La Closerie des Lilas cerrada aún. Callejeamos por el barrio latino: la Sorbona, los adoquines del 68. Las gárgolas de Nôtre Dame. El Sena verde oscuro. Frío. Cerveza y un delicioso conejo a la provenzal. Crepes y cafés en «La Frégate».
De parte de sor Rosa ‒una de las monjas que regentan la residencia de mayores donde Mari es cocinera‒ , traemos el encargo de saludar a la hermana Antonia María Olmedo, de la comunidad de La Milagrosa, en el número 140 de la rue du Bac. Después de atravesar un patio rectangular se accede a la capilla de Nuestra Señora de la Medalla Milagrosa. Presidiendo el altar principal, la Virgen coronada por doce estrellas relucientes, aplastando con su pie la serpiente del mal y saliendo de sus manos rayos plateados, alegoría de las mercedes que otorga a quien se las pide. A su derecha, la visionaria Luisa de Marillac, cofundadora de las Hermanas de la Caridad, cuyo cuerpo incorrupto se conserva en el interior de una estatua yacente. El otro cofundador, Vicente de Paúl, a la izquierda, en mármol blanco, en su brazo derecho un niño dormido que apoya la cabeza sobre el hombro del santo varón. Impresionante la capilla a rebosar de gente de todas las razas, edades y vestimentas orando ante la imagen de la Virgen, y los cientos de placas de mármol en las paredes del patio agradeciendo la gracia recibida. Una auténtica sorpresa este fervor católico en el cogollo de la capital de la República. Mati, que antes de entrar se quejaba de un fuerte dolor en la planta de los pies, ha hecho su oración a la Milagrosa y después de recibir una medalla por su donativo, sale asombrada de la capilla, asegurando que le ha desaparecido el dolor. La hermana Olmedo estaba fuera de París en esos días, pero la sor con la que hablamos aseguró que le transmitiría el saludo y los buenos deseos de la hermana Rosa, compañera de noviciado.
En una papelería de la zona compro un cuaderno hecho en Suecia, con las tapas de cartón forradas de tela azul. Decido dedicarlo a textos sobre París.

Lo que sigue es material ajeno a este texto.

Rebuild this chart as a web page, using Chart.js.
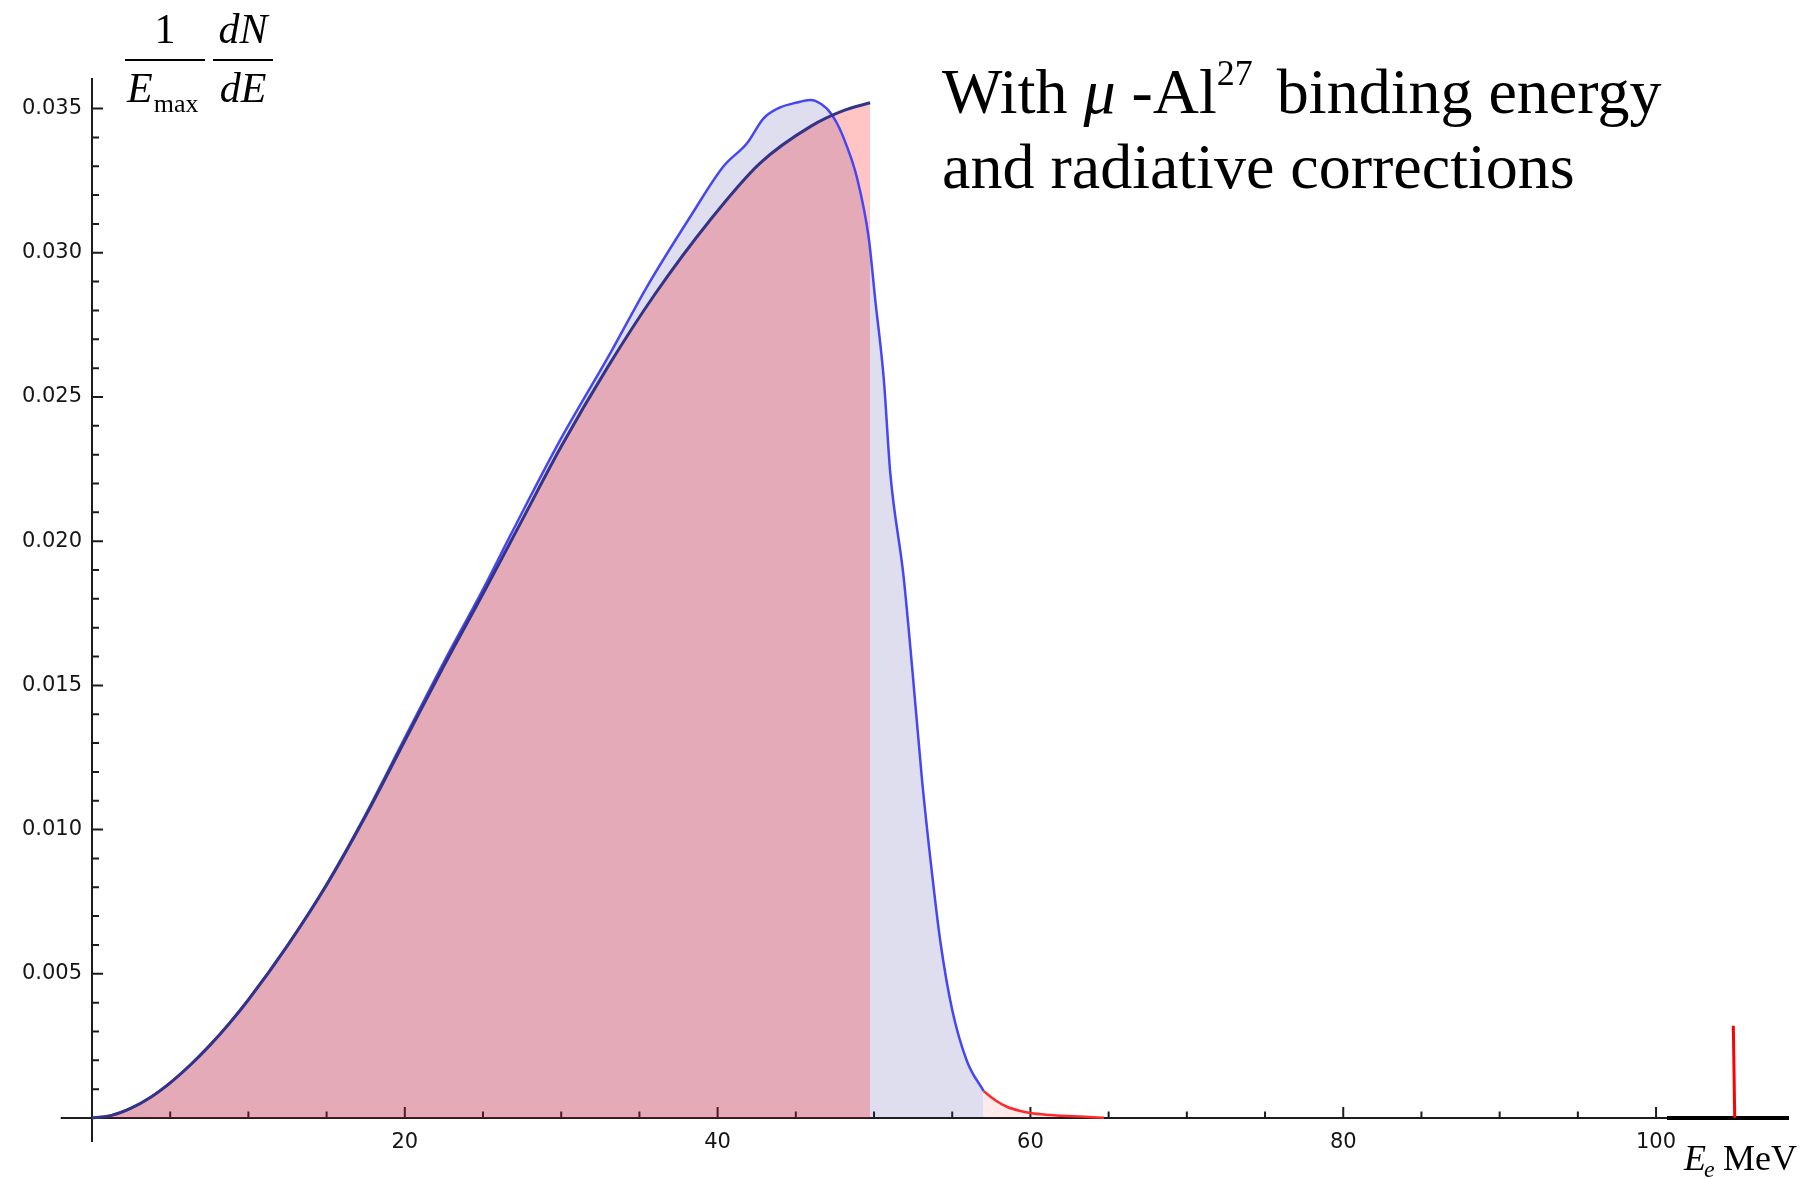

A primera hora de la tarde, galopada por el Louvre. Multitud en la cola de acceso, en la de los tiques, en las salas. El gentío, cámara en alto frente a las obras estrella: Gioconda, Victoria de Samotracia, Venus de Milo, La Coronación de Napoleón, La Libertad guiando a su pueblo... Tropel agobiante por los pasillos del palacio. Habrá explicaciones psicológicas y sociológicas de este afán fotografiante de la multitud, que impide contemplar la obra. Ante tal espectáculo ‒no le veo sentido a hacer fotos de lejos a un cuadro, con quince o veinte filas de personas delante, todas con el brazo alzado sobre las cabezas, disparando la cámara, para atormentar luego a sus amistades con cientos de fotos de cientos de cuadros, mal enfocadas, mal iluminadas, mal encuadradas‒, prefiere uno, como suele hacer, esperar a comprarse una postal en la tienda del museo, o ver la obra en la pantalla de su ordenador. En tales situaciones, le sale a uno la intolerancia sin tapujos y prohibiría hacer fotografías en todo el museo bajo pena de torsión de nariz, arrancamiento de cabello y palitrocazo en las onejas, como haría el rey Ubú. ¿Qué pensará la esposa de Francesco del Giocondo ante esa inmensa muchedumbre que acude cada día a su sala para hacer clic y perderse de vista para siempre?
Una cerveza en Le Madrigal mientras cae la nieve sobre los Campos Elíseos. Volvemos al hotel en metro. Cenamos en la habitación: vino tinto, quesos y patés. Luego vamos al espectáculo del Molino Rojo: 500 euros en champán y risas.